# Written request
Retype each entry below exactly as it stands.
<<<<
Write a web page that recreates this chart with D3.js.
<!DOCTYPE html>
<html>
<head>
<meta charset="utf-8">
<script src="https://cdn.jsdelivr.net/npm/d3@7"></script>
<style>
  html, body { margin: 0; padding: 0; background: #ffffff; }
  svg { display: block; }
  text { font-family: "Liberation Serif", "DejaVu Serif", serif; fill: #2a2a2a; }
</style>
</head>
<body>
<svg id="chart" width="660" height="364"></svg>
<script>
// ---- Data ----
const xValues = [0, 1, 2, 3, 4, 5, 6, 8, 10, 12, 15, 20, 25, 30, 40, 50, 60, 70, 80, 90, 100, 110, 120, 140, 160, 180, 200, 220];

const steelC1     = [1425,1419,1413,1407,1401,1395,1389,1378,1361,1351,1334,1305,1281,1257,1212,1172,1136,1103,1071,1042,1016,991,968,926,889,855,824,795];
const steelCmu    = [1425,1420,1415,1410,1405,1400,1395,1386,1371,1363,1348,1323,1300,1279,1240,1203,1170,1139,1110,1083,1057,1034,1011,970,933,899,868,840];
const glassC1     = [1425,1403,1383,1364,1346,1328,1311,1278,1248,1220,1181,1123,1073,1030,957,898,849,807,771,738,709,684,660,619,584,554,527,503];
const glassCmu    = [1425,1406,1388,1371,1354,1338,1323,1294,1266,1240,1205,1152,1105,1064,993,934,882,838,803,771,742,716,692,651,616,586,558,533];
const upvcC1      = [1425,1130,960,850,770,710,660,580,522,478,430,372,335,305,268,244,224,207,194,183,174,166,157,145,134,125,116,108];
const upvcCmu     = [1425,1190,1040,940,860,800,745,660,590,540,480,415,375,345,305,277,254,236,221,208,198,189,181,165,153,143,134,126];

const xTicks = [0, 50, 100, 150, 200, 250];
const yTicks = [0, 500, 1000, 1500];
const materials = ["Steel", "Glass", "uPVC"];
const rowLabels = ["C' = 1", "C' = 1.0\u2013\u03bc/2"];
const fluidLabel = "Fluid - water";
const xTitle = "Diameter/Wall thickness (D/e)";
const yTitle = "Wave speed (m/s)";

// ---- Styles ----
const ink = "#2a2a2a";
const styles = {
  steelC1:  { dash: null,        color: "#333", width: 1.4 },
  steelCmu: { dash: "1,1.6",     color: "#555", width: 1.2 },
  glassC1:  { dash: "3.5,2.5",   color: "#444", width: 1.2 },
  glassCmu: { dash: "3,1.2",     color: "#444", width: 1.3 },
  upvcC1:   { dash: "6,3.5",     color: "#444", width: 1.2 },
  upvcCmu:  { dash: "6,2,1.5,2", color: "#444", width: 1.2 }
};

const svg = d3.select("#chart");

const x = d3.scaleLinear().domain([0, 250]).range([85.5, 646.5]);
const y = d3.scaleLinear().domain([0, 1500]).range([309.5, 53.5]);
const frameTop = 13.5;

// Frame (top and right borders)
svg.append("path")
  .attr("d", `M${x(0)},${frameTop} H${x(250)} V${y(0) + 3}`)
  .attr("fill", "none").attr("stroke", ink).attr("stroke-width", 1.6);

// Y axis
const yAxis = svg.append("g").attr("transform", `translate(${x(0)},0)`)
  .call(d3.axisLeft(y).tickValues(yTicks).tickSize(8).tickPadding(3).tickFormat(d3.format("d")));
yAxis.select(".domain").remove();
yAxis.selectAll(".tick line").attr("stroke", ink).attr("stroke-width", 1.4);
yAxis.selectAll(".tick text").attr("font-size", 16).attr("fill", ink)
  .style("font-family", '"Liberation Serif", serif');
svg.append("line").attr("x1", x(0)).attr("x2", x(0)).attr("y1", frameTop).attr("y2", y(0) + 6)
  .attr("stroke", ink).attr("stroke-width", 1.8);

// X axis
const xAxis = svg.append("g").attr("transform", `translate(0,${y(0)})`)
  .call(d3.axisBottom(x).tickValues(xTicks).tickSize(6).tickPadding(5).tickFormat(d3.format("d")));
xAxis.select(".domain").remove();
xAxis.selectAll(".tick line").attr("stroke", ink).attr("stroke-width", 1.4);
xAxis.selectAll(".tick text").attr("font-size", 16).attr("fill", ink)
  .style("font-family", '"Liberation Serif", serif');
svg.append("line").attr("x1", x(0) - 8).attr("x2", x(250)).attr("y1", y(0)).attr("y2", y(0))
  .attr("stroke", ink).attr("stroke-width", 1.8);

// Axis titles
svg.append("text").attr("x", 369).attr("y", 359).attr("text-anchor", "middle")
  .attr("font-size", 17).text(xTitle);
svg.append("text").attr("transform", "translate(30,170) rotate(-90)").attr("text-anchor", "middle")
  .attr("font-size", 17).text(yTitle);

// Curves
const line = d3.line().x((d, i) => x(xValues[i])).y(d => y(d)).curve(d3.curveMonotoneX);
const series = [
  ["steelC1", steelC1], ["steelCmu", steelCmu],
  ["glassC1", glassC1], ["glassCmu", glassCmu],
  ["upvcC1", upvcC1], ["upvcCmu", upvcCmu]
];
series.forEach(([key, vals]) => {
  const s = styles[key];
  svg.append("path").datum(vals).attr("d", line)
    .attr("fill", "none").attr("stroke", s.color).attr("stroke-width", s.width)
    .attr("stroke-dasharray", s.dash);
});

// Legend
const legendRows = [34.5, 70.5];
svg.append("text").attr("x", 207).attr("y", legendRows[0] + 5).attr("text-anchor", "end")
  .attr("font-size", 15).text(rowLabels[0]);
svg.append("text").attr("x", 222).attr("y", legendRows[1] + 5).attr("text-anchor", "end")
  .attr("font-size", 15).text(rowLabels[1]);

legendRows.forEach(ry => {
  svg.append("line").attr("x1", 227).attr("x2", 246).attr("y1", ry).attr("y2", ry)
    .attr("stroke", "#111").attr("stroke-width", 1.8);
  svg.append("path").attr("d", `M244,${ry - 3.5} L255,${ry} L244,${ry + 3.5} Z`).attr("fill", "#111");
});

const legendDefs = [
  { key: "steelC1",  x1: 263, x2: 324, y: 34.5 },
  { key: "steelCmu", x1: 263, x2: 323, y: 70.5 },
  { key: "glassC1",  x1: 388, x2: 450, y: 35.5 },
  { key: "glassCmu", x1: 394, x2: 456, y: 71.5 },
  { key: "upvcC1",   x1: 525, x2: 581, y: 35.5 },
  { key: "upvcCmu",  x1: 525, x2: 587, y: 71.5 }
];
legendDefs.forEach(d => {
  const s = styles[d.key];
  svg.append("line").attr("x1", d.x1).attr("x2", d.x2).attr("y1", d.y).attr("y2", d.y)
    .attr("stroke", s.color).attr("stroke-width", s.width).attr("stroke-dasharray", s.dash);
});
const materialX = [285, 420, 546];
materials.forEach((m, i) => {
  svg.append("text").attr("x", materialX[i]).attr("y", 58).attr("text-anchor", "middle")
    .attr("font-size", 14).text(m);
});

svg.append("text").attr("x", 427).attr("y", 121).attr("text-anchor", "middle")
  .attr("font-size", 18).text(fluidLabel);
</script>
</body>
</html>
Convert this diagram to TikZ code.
>>>>
# Output
Write a web page that recreates this chart with D3.js.
<!DOCTYPE html>
<html>
<head>
<meta charset="utf-8">
<script src="https://cdn.jsdelivr.net/npm/d3@7"></script>
<style>
  html, body { margin: 0; padding: 0; background: #ffffff; }
  svg { display: block; }
  text { font-family: "Liberation Serif", "DejaVu Serif", serif; fill: #2a2a2a; }
</style>
</head>
<body>
<svg id="chart" width="660" height="364"></svg>
<script>
// ---- Data ----
const xValues = [0, 1, 2, 3, 4, 5, 6, 8, 10, 12, 15, 20, 25, 30, 40, 50, 60, 70, 80, 90, 100, 110, 120, 140, 160, 180, 200, 220];

const steelC1     = [1425,1419,1413,1407,1401,1395,1389,1378,1361,1351,1334,1305,1281,1257,1212,1172,1136,1103,1071,1042,1016,991,968,926,889,855,824,795];
const steelCmu    = [1425,1420,1415,1410,1405,1400,1395,1386,1371,1363,1348,1323,1300,1279,1240,1203,1170,1139,1110,1083,1057,1034,1011,970,933,899,868,840];
const glassC1     = [1425,1403,1383,1364,1346,1328,1311,1278,1248,1220,1181,1123,1073,1030,957,898,849,807,771,738,709,684,660,619,584,554,527,503];
const glassCmu    = [1425,1406,1388,1371,1354,1338,1323,1294,1266,1240,1205,1152,1105,1064,993,934,882,838,803,771,742,716,692,651,616,586,558,533];
const upvcC1      = [1425,1130,960,850,770,710,660,580,522,478,430,372,335,305,268,244,224,207,194,183,174,166,157,145,134,125,116,108];
const upvcCmu     = [1425,1190,1040,940,860,800,745,660,590,540,480,415,375,345,305,277,254,236,221,208,198,189,181,165,153,143,134,126];

const xTicks = [0, 50, 100, 150, 200, 250];
const yTicks = [0, 500, 1000, 1500];
const materials = ["Steel", "Glass", "uPVC"];
const rowLabels = ["C' = 1", "C' = 1.0\u2013\u03bc/2"];
const fluidLabel = "Fluid - water";
const xTitle = "Diameter/Wall thickness (D/e)";
const yTitle = "Wave speed (m/s)";

// ---- Styles ----
const ink = "#2a2a2a";
const styles = {
  steelC1:  { dash: null,        color: "#333", width: 1.4 },
  steelCmu: { dash: "1,1.6",     color: "#555", width: 1.2 },
  glassC1:  { dash: "3.5,2.5",   color: "#444", width: 1.2 },
  glassCmu: { dash: "3,1.2",     color: "#444", width: 1.3 },
  upvcC1:   { dash: "6,3.5",     color: "#444", width: 1.2 },
  upvcCmu:  { dash: "6,2,1.5,2", color: "#444", width: 1.2 }
};

const svg = d3.select("#chart");

const x = d3.scaleLinear().domain([0, 250]).range([85.5, 646.5]);
const y = d3.scaleLinear().domain([0, 1500]).range([309.5, 53.5]);
const frameTop = 13.5;

// Frame (top and right borders)
svg.append("path")
  .attr("d", `M${x(0)},${frameTop} H${x(250)} V${y(0) + 3}`)
  .attr("fill", "none").attr("stroke", ink).attr("stroke-width", 1.6);

// Y axis
const yAxis = svg.append("g").attr("transform", `translate(${x(0)},0)`)
  .call(d3.axisLeft(y).tickValues(yTicks).tickSize(8).tickPadding(3).tickFormat(d3.format("d")));
yAxis.select(".domain").remove();
yAxis.selectAll(".tick line").attr("stroke", ink).attr("stroke-width", 1.4);
yAxis.selectAll(".tick text").attr("font-size", 16).attr("fill", ink)
  .style("font-family", '"Liberation Serif", serif');
svg.append("line").attr("x1", x(0)).attr("x2", x(0)).attr("y1", frameTop).attr("y2", y(0) + 6)
  .attr("stroke", ink).attr("stroke-width", 1.8);

// X axis
const xAxis = svg.append("g").attr("transform", `translate(0,${y(0)})`)
  .call(d3.axisBottom(x).tickValues(xTicks).tickSize(6).tickPadding(5).tickFormat(d3.format("d")));
xAxis.select(".domain").remove();
xAxis.selectAll(".tick line").attr("stroke", ink).attr("stroke-width", 1.4);
xAxis.selectAll(".tick text").attr("font-size", 16).attr("fill", ink)
  .style("font-family", '"Liberation Serif", serif');
svg.append("line").attr("x1", x(0) - 8).attr("x2", x(250)).attr("y1", y(0)).attr("y2", y(0))
  .attr("stroke", ink).attr("stroke-width", 1.8);

// Axis titles
svg.append("text").attr("x", 369).attr("y", 359).attr("text-anchor", "middle")
  .attr("font-size", 17).text(xTitle);
svg.append("text").attr("transform", "translate(30,170) rotate(-90)").attr("text-anchor", "middle")
  .attr("font-size", 17).text(yTitle);

// Curves
const line = d3.line().x((d, i) => x(xValues[i])).y(d => y(d)).curve(d3.curveMonotoneX);
const series = [
  ["steelC1", steelC1], ["steelCmu", steelCmu],
  ["glassC1", glassC1], ["glassCmu", glassCmu],
  ["upvcC1", upvcC1], ["upvcCmu", upvcCmu]
];
series.forEach(([key, vals]) => {
  const s = styles[key];
  svg.append("path").datum(vals).attr("d", line)
    .attr("fill", "none").attr("stroke", s.color).attr("stroke-width", s.width)
    .attr("stroke-dasharray", s.dash);
});

// Legend
const legendRows = [34.5, 70.5];
svg.append("text").attr("x", 207).attr("y", legendRows[0] + 5).attr("text-anchor", "end")
  .attr("font-size", 15).text(rowLabels[0]);
svg.append("text").attr("x", 222).attr("y", legendRows[1] + 5).attr("text-anchor", "end")
  .attr("font-size", 15).text(rowLabels[1]);

legendRows.forEach(ry => {
  svg.append("line").attr("x1", 227).attr("x2", 246).attr("y1", ry).attr("y2", ry)
    .attr("stroke", "#111").attr("stroke-width", 1.8);
  svg.append("path").attr("d", `M244,${ry - 3.5} L255,${ry} L244,${ry + 3.5} Z`).attr("fill", "#111");
});

const legendDefs = [
  { key: "steelC1",  x1: 263, x2: 324, y: 34.5 },
  { key: "steelCmu", x1: 263, x2: 323, y: 70.5 },
  { key: "glassC1",  x1: 388, x2: 450, y: 35.5 },
  { key: "glassCmu", x1: 394, x2: 456, y: 71.5 },
  { key: "upvcC1",   x1: 525, x2: 581, y: 35.5 },
  { key: "upvcCmu",  x1: 525, x2: 587, y: 71.5 }
];
legendDefs.forEach(d => {
  const s = styles[d.key];
  svg.append("line").attr("x1", d.x1).attr("x2", d.x2).attr("y1", d.y).attr("y2", d.y)
    .attr("stroke", s.color).attr("stroke-width", s.width).attr("stroke-dasharray", s.dash);
});
const materialX = [285, 420, 546];
materials.forEach((m, i) => {
  svg.append("text").attr("x", materialX[i]).attr("y", 58).attr("text-anchor", "middle")
    .attr("font-size", 14).text(m);
});

svg.append("text").attr("x", 427).attr("y", 121).attr("text-anchor", "middle")
  .attr("font-size", 18).text(fluidLabel);
</script>
</body>
</html>
Convert this diagram to TikZ code.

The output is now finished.